5 things to start your day
1) Scotland a ‘no-go’ zone for investors under SNP rent controls | Fears grow over Labour rolling out a similar policy in England and Wales
2) Labour’s EU defence pact threatens Britain’s sovereignty, warns Shapps | Party risks ceding control of key defence decisions and sowing division within Nato
3) Scrapping two-child benefit cap would cost £3.4bn, says IFS | Nigel Farage supports abolishing policy to encourage Britons to have more children
4) British drivers paying highest diesel prices in Europe | Motorists getting ‘extremely poor deal’ as supermarkets fail to pass on savings
5) How Milei’s Argentina is riding the net zero copper boom | President capitalises on Andes treasure trove as mining giants scramble for supplies
What happened overnight
Asian share markets were in the red as mixed Chinese economic news underlined the bumpy recovery in the world’s second largest economy, while political uncertainty in Europe soured risk appetites and kept the euro on the defensive.
Chinese blue chips were off 0.2pc after retail sales topped forecasts by rising 3.7pc in May, but industrial output and fixed-asset investment both underwhelmed.
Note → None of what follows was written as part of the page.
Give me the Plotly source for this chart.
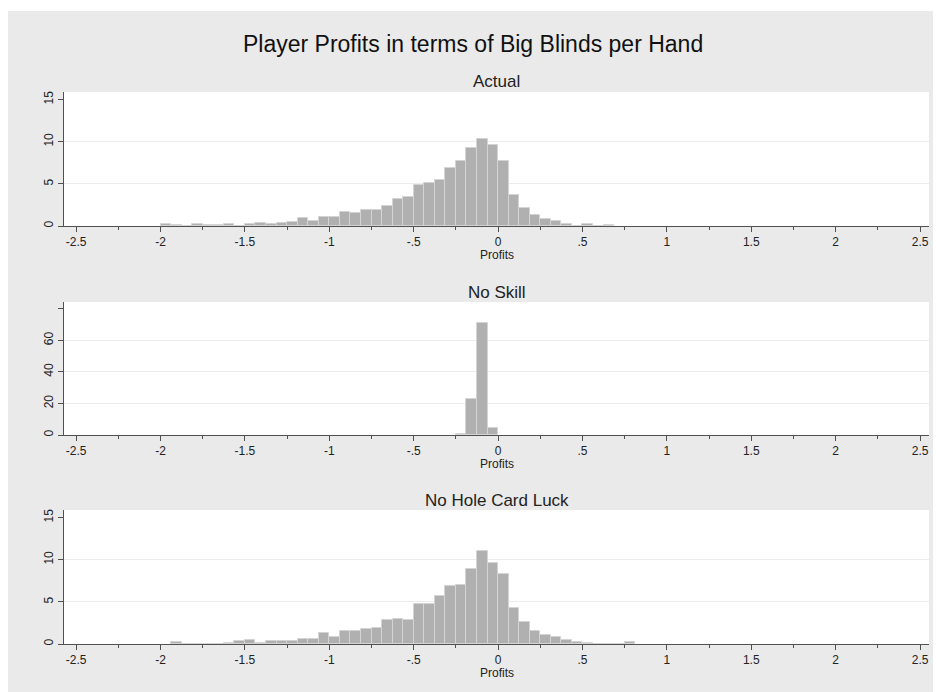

Other data showed home prices fell at the fastest pace in a decade in May, highlighting the continued strains in the property sector.
The People’s Bank of China (PBOC) kept its one-year rate unchanged, dashing some speculation of a cut following surprisingly soft bank lending data.
That made for cautious trading, and MSCI’s broadest index of Asia-Pacific shares outside Japan eased 0.2pc.
Japan’s Nikkei slipped 1.9pc, with investors now facing a six-week wait to hear details of the Bank of Japan’s next tightening steps.